Only the lines from the start of the data below through the line that contains "var yMinor = d3.range(0.275, 0.68, 0.05);" are to be copied, exactly and without pictures.
--------------------
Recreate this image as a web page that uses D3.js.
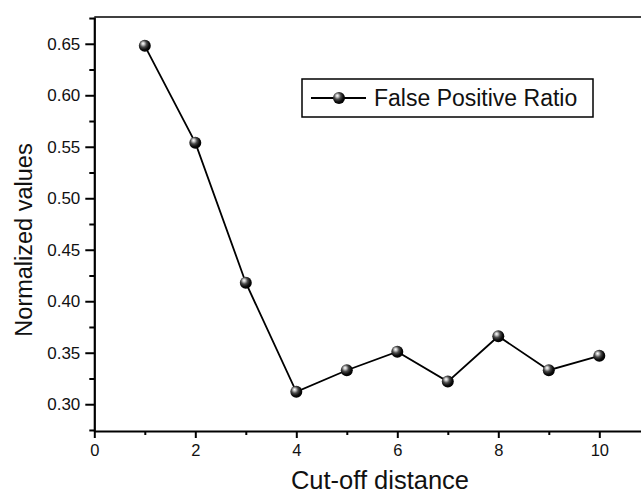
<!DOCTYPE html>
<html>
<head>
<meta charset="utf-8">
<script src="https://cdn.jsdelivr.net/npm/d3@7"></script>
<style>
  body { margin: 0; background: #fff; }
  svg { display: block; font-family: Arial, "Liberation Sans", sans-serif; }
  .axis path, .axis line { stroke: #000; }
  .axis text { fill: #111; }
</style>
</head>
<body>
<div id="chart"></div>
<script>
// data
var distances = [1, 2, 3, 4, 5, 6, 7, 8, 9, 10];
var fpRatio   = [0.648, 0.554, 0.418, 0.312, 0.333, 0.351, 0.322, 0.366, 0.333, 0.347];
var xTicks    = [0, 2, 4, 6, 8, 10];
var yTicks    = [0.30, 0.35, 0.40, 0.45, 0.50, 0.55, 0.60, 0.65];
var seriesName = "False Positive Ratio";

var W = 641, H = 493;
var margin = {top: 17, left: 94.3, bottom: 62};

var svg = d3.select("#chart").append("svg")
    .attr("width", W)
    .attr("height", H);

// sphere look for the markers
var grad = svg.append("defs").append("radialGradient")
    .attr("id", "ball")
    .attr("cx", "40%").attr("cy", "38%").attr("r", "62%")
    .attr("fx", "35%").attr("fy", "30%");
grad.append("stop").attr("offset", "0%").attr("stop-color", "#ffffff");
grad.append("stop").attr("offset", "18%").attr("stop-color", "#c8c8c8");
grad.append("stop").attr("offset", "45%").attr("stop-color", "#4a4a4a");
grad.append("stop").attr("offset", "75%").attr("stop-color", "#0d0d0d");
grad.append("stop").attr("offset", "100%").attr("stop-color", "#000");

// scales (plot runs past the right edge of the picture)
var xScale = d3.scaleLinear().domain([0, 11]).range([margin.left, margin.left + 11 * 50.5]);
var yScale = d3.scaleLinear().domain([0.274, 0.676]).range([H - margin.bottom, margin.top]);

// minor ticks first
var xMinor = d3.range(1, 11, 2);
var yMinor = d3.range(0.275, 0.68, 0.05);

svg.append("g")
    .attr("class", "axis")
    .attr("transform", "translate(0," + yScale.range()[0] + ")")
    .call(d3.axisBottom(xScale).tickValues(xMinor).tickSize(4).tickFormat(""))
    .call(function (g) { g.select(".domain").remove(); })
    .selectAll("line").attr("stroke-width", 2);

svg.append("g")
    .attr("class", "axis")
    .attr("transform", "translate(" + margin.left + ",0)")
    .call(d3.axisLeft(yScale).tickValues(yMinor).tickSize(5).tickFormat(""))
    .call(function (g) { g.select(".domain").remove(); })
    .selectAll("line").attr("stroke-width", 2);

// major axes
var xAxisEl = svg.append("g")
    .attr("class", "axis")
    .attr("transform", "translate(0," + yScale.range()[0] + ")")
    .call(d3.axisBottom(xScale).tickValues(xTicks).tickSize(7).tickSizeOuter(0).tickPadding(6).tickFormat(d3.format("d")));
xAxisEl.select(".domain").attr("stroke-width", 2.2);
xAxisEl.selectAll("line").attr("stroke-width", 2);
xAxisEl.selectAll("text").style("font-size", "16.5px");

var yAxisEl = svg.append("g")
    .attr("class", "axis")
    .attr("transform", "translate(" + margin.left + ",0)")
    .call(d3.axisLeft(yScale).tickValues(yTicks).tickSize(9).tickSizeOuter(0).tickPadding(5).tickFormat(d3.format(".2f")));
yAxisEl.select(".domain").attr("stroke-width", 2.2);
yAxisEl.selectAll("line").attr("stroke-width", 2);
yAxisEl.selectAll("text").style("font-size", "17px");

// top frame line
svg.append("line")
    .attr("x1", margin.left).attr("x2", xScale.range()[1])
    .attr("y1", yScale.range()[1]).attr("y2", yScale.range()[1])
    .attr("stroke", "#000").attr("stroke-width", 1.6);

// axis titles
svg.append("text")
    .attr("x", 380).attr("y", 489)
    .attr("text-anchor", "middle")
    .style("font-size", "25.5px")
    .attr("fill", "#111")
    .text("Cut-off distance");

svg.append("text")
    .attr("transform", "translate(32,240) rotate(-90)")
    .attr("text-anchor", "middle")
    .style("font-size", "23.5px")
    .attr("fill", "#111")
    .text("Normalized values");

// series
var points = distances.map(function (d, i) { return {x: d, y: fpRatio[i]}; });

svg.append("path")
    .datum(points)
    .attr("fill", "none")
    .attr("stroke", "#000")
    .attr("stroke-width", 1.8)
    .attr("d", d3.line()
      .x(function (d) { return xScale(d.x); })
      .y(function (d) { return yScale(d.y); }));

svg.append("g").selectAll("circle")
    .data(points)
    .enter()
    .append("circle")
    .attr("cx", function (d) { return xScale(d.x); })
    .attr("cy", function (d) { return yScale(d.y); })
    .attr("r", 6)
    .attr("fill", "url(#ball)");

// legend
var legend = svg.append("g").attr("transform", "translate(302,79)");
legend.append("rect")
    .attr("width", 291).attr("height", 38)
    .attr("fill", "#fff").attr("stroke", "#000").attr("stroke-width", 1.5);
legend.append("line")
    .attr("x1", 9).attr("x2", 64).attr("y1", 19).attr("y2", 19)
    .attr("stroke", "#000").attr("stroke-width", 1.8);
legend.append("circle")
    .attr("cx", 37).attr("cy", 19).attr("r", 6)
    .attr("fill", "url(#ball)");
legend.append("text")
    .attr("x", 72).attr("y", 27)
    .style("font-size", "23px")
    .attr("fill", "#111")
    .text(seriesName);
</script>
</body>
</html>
--------------------
> _Complete answer_
Recreate this image as a web page that uses D3.js.
<!DOCTYPE html>
<html>
<head>
<meta charset="utf-8">
<script src="https://cdn.jsdelivr.net/npm/d3@7"></script>
<style>
  body { margin: 0; background: #fff; }
  svg { display: block; font-family: Arial, "Liberation Sans", sans-serif; }
  .axis path, .axis line { stroke: #000; }
  .axis text { fill: #111; }
</style>
</head>
<body>
<div id="chart"></div>
<script>
// data
var distances = [1, 2, 3, 4, 5, 6, 7, 8, 9, 10];
var fpRatio   = [0.648, 0.554, 0.418, 0.312, 0.333, 0.351, 0.322, 0.366, 0.333, 0.347];
var xTicks    = [0, 2, 4, 6, 8, 10];
var yTicks    = [0.30, 0.35, 0.40, 0.45, 0.50, 0.55, 0.60, 0.65];
var seriesName = "False Positive Ratio";

var W = 641, H = 493;
var margin = {top: 17, left: 94.3, bottom: 62};

var svg = d3.select("#chart").append("svg")
    .attr("width", W)
    .attr("height", H);

// sphere look for the markers
var grad = svg.append("defs").append("radialGradient")
    .attr("id", "ball")
    .attr("cx", "40%").attr("cy", "38%").attr("r", "62%")
    .attr("fx", "35%").attr("fy", "30%");
grad.append("stop").attr("offset", "0%").attr("stop-color", "#ffffff");
grad.append("stop").attr("offset", "18%").attr("stop-color", "#c8c8c8");
grad.append("stop").attr("offset", "45%").attr("stop-color", "#4a4a4a");
grad.append("stop").attr("offset", "75%").attr("stop-color", "#0d0d0d");
grad.append("stop").attr("offset", "100%").attr("stop-color", "#000");

// scales (plot runs past the right edge of the picture)
var xScale = d3.scaleLinear().domain([0, 11]).range([margin.left, margin.left + 11 * 50.5]);
var yScale = d3.scaleLinear().domain([0.274, 0.676]).range([H - margin.bottom, margin.top]);

// minor ticks first
var xMinor = d3.range(1, 11, 2);
var yMinor = d3.range(0.275, 0.68, 0.05);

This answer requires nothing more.